This chart is from a book called Stumbling on Happiness by Daniel Gilbert. It says “As the four separate studies in this graph show, marital satisfaction decreases dramatically after the birth of the first child and increases only when the last child leaves home.”
It was required reading for a leadership class at my business school.
The premise of the book is fascinating. It basically says that the thing that separates us from the animals is the ability to think about the future. To imagine the future. Yet we are terrible at imagining what will make us happy and therefore we are generally unhappy. The author finally concludes by telling us the secret to happiness. I’ll get to that in a minute.
First, on what separates us from the animals – the whole thing made possible by that section of our brain called the frontal lobe.
The first brains appeared on earth about 500 million years ago, spent a leisurely 430 million years or so evolving into the brains of the earliest primates, and another 70 million years or so evolving into the brains of the first protohumans. Then something happened – no one knows quite what, but speculation runs from the weather turning chilly to the invention of cooking – and the soon-to-be-human brain experienced an unprecedented growth spurt that more than doubled its mass in a little over two million years, transforming it from the one-and-a-quarter pound brain of Homo habilis to the nearly three pound brain of Homo sapiens.
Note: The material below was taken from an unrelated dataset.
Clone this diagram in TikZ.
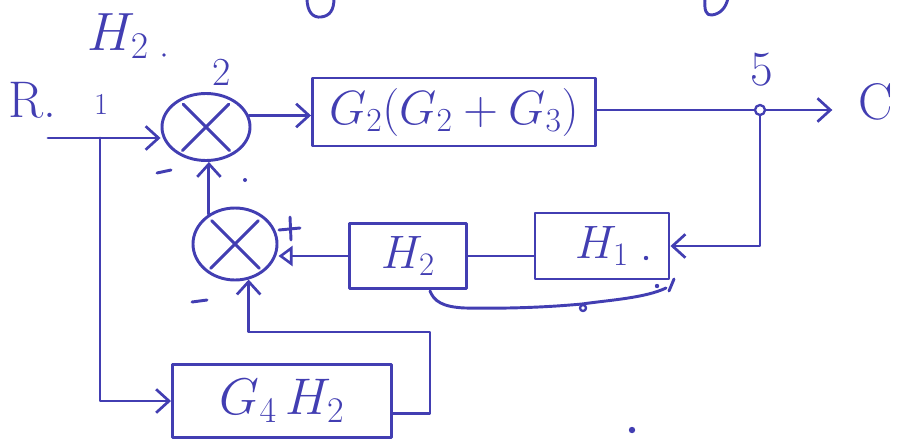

Very cool. Now we also know that imagination, planning for the future, and anxiety are inextricably linked and all part of this what-makes-us-human thing. We’ve used this ability to plan to form societies with laws and justice, to farm, and to create cheeseburgers.
So, we evolved the frontal lobe, gained the ability to plan, and separated ourselves from the animals. So far, so good.
Now, what is the secret to happiness?
According to the author, it is control. The more control you have over your life, the happier you will be. It doesn’t matter what you do with that control, it’s the fact of the control that matters. If you are the captain of the ship, you will be happy. It doesn’t matter where you steer that ship, you’ll be happier than every other crew member because you’re in charge.
He goes much, much further than that, though. He says that because you will be terrible at predicting what the ship will find when it gets where you’ve steered it, it doesn’t even matter what you do with that control. In other words, it doesn’t matter where you steer the ship. So long as you have control, you will be happy.
The writer spends like 12 chapters trying to convince the reader that this is true, that we are terrible at predicting the future. That it isn’t the places we go that matter, but the fact that we choose them ourselves. Apparently my professor found it so convincing that she didn’t feel the need to photocopy that section of the book. I only have Chapters 1 and 13, so I just take him at his word. We suck at predicting the future. Fine.
But you can’t just say “Be the captain” and leave us hanging entirely. So the author tacks on an epilogue – one my professor felt obliged to include, that says there is one rational way to find out where to steer your ship. Only one way. To ask people who are currently doing what you are contemplating doing, and ask them how they feel right now. That’s the best indicator of how you will feel if you choose that path. Not how they felt when, not in the past tense. Not how they expect to feel in the future. Find someone experiencing it right now, and ask that person how they feel right now.
He is very convincing.
And that leads me back to the chart at the top of this post. I bet that’s how those “studies” were conducted. If you ask a parent how they are doing and whether they are happy with being a parent, you usually get a nice warm response like “there’s nothing better than my little guys, I love them so much.”
But if you probe a little deeper, if you find them a babysitter and take them out for drinks, say, you will find a different story begins to emerge.
Basically, parenting sucks.
It really does. Parenting is the worst thing imaginable.
You give up ALL your freedom. You give up ALL your money. You give up ALL your time. And you devote it to these little creatures that couldn’t be more unappreciative. And they’ll never really be appreciative of everything you do, not really.
You know this because you know how you feel about your own parents. And while you are respectful and happy that they raised you well, you aren’t constantly gushing with the kind of overflowing thankfulness that they really deserve. You just aren’t. You’re more than likely finding ways to blame them for your unhappiness. Sorry, but it’s true.
Why should you be thankful? You didn’t ask to be born. They’re the ones that decided to start a family, and now you’re here. It was their choice.
The worst part about all of this is how much you love your children. That’s definitely the worst part. Because you love them unconditionally, with every cell in your body. You love them so much it hurts like hell. You love them so much that you literally ruin your life for them. You ruin your life because you love your children. Yikes.
Only 18 more years….
That’s what the science says, anyway.